Repeat the data that follows, word for word, without the images.
■ ■ ■ ■ ■ ■ ■
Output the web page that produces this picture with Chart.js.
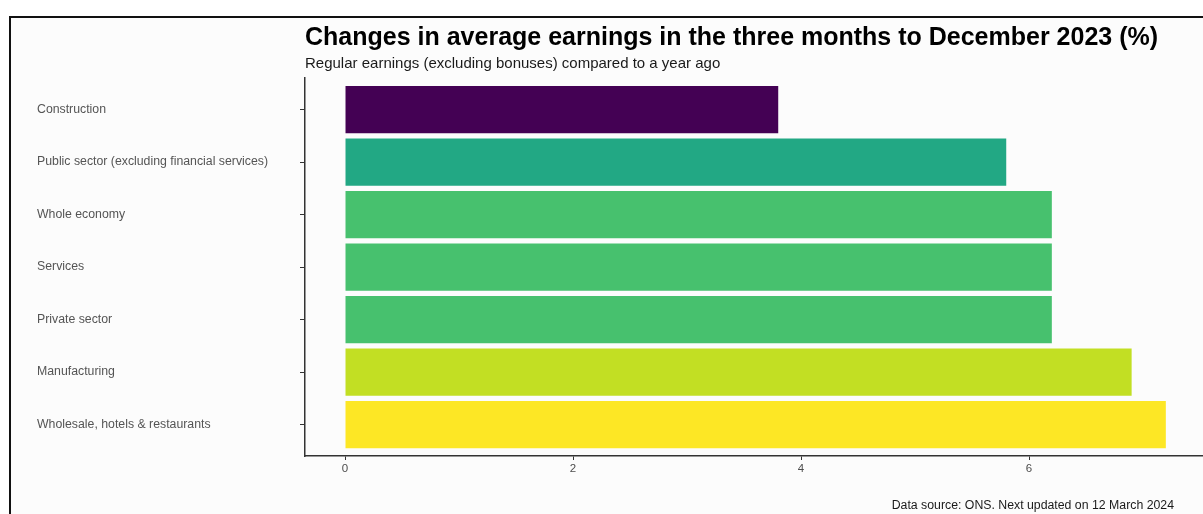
<!DOCTYPE html>
<html>
<head>
<meta charset="utf-8">
<script src="https://cdn.jsdelivr.net/npm/chart.js@4.4.1/dist/chart.umd.min.js"></script>
<style>
    html, body { margin: 0; padding: 0; background: #fff; overflow: hidden; }
    #frame {
        position: absolute; left: 9px; top: 16px; width: 1300px; height: 600px;
        border: 2px solid #111; background: #fcfcfc;
    }
    #wrap { position: absolute; left: 0; top: 0; width: 1203px; height: 514px; }
    #caption {
        position: absolute; right: 29px; top: 498px;
        font: 12.3px "Liberation Sans", Arial, sans-serif; color: #1a1a1a;
    }
</style>
</head>
<body>
<div id="frame"></div>
<div id="wrap"><canvas id="earnings-chart"></canvas></div>
<div id="caption">Data source: ONS. Next updated on 12 March 2024</div>
<script>
const sectors = [
    'Construction',
    'Public sector (excluding financial services)',
    'Whole economy',
    'Services',
    'Private sector',
    'Manufacturing',
    'Wholesale, hotels & restaurants'
];
const growth = [3.8, 5.8, 6.2, 6.2, 6.2, 6.9, 7.2];
const barColors = ['#440154', '#22A884', '#47C16E', '#47C16E', '#47C16E', '#C2DF23', '#FDE725'];
const xTicks = [0, 2, 4, 6];

const font = "'Liberation Sans', Arial, sans-serif";

const earningsChartField = document.getElementById('earnings-chart');
const earningsChart = new Chart(earningsChartField, {
        type: 'bar',
        data: {
            datasets: [{
                data: growth.map((v, i) => ({x: v, y: i})),
                backgroundColor: barColors,
                borderWidth: 0,
                categoryPercentage: 0.9,
                barPercentage: 1
            }]
        },
        options: {
            indexAxis: 'y',
            maintainAspectRatio: false,
            responsive: true,
            animation: false,
            layout: {
                padding: {top: 10, left: 37, right: 0, bottom: 28}
            },
            scales: {
                x: {
                    type: 'linear',
                    min: -0.351,
                    max: 7.526,
                    afterFit: scale => { scale.height = 30; },
                    afterBuildTicks: scale => {
                        scale.ticks = xTicks.map(v => ({value: v}));
                    },
                    border: {display: true, color: '#333', width: 1.5},
                    grid: {drawOnChartArea: false, drawTicks: true, tickLength: 4, color: '#333'},
                    ticks: {
                        color: '#4d4d4d',
                        padding: 2,
                        font: {family: font, size: 11.5}
                    }
                },
                y: {
                    type: 'linear',
                    min: -0.6,
                    max: 6.6,
                    reverse: true,
                    offset: false,
                    afterFit: scale => { scale.width = 268; },
                    border: {display: true, color: '#333', width: 1.5},
                    grid: {drawOnChartArea: false, drawTicks: true, offset: false, tickLength: 5, color: '#333'},
                    ticks: {
                        stepSize: 1,
                        includeBounds: false,
                        crossAlign: 'far',
                        color: '#555',
                        font: {family: font, size: 12.3},
                        callback: value => sectors[value] ?? ''
                    }
                }
            },
            plugins: {
                legend: {display: false},
                tooltip: {enabled: false},
                title: {
                    display: true,
                    fullSize: false,
                    align: 'start',
                    text: 'Changes in average earnings in the three months to December 2023 (%)',
                    color: '#000',
                    font: {family: font, size: 25, weight: 'bold'},
                    padding: {top: 13, bottom: 0}
                },
                subtitle: {
                    display: true,
                    fullSize: false,
                    align: 'start',
                    text: 'Regular earnings (excluding bonuses) compared to a year ago',
                    color: '#1a1a1a',
                    font: {family: font, size: 15},
                    padding: {top: 2, bottom: 5}
                }
            }
        }
    }
);
</script>
</body>
</html>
■ ■ ■ ■ ■ ■ ■
- [Exercise solution]
Output the web page that produces this picture with Chart.js.
<!DOCTYPE html>
<html>
<head>
<meta charset="utf-8">
<script src="https://cdn.jsdelivr.net/npm/chart.js@4.4.1/dist/chart.umd.min.js"></script>
<style>
    html, body { margin: 0; padding: 0; background: #fff; overflow: hidden; }
    #frame {
        position: absolute; left: 9px; top: 16px; width: 1300px; height: 600px;
        border: 2px solid #111; background: #fcfcfc;
    }
    #wrap { position: absolute; left: 0; top: 0; width: 1203px; height: 514px; }
    #caption {
        position: absolute; right: 29px; top: 498px;
        font: 12.3px "Liberation Sans", Arial, sans-serif; color: #1a1a1a;
    }
</style>
</head>
<body>
<div id="frame"></div>
<div id="wrap"><canvas id="earnings-chart"></canvas></div>
<div id="caption">Data source: ONS. Next updated on 12 March 2024</div>
<script>
const sectors = [
    'Construction',
    'Public sector (excluding financial services)',
    'Whole economy',
    'Services',
    'Private sector',
    'Manufacturing',
    'Wholesale, hotels & restaurants'
];
const growth = [3.8, 5.8, 6.2, 6.2, 6.2, 6.9, 7.2];
const barColors = ['#440154', '#22A884', '#47C16E', '#47C16E', '#47C16E', '#C2DF23', '#FDE725'];
const xTicks = [0, 2, 4, 6];

const font = "'Liberation Sans', Arial, sans-serif";

const earningsChartField = document.getElementById('earnings-chart');
const earningsChart = new Chart(earningsChartField, {
        type: 'bar',
        data: {
            datasets: [{
                data: growth.map((v, i) => ({x: v, y: i})),
                backgroundColor: barColors,
                borderWidth: 0,
                categoryPercentage: 0.9,
                barPercentage: 1
            }]
        },
        options: {
            indexAxis: 'y',
            maintainAspectRatio: false,
            responsive: true,
            animation: false,
            layout: {
                padding: {top: 10, left: 37, right: 0, bottom: 28}
            },
            scales: {
                x: {
                    type: 'linear',
                    min: -0.351,
                    max: 7.526,
                    afterFit: scale => { scale.height = 30; },
                    afterBuildTicks: scale => {
                        scale.ticks = xTicks.map(v => ({value: v}));
                    },
                    border: {display: true, color: '#333', width: 1.5},
                    grid: {drawOnChartArea: false, drawTicks: true, tickLength: 4, color: '#333'},
                    ticks: {
                        color: '#4d4d4d',
                        padding: 2,
                        font: {family: font, size: 11.5}
                    }
                },
                y: {
                    type: 'linear',
                    min: -0.6,
                    max: 6.6,
                    reverse: true,
                    offset: false,
                    afterFit: scale => { scale.width = 268; },
                    border: {display: true, color: '#333', width: 1.5},
                    grid: {drawOnChartArea: false, drawTicks: true, offset: false, tickLength: 5, color: '#333'},
                    ticks: {
                        stepSize: 1,
                        includeBounds: false,
                        crossAlign: 'far',
                        color: '#555',
                        font: {family: font, size: 12.3},
                        callback: value => sectors[value] ?? ''
                    }
                }
            },
            plugins: {
                legend: {display: false},
                tooltip: {enabled: false},
                title: {
                    display: true,
                    fullSize: false,
                    align: 'start',
                    text: 'Changes in average earnings in the three months to December 2023 (%)',
                    color: '#000',
                    font: {family: font, size: 25, weight: 'bold'},
                    padding: {top: 13, bottom: 0}
                },
                subtitle: {
                    display: true,
                    fullSize: false,
                    align: 'start',
                    text: 'Regular earnings (excluding bonuses) compared to a year ago',
                    color: '#1a1a1a',
                    font: {family: font, size: 15},
                    padding: {top: 2, bottom: 5}
                }
            }
        }
    }
);
</script>
</body>
</html>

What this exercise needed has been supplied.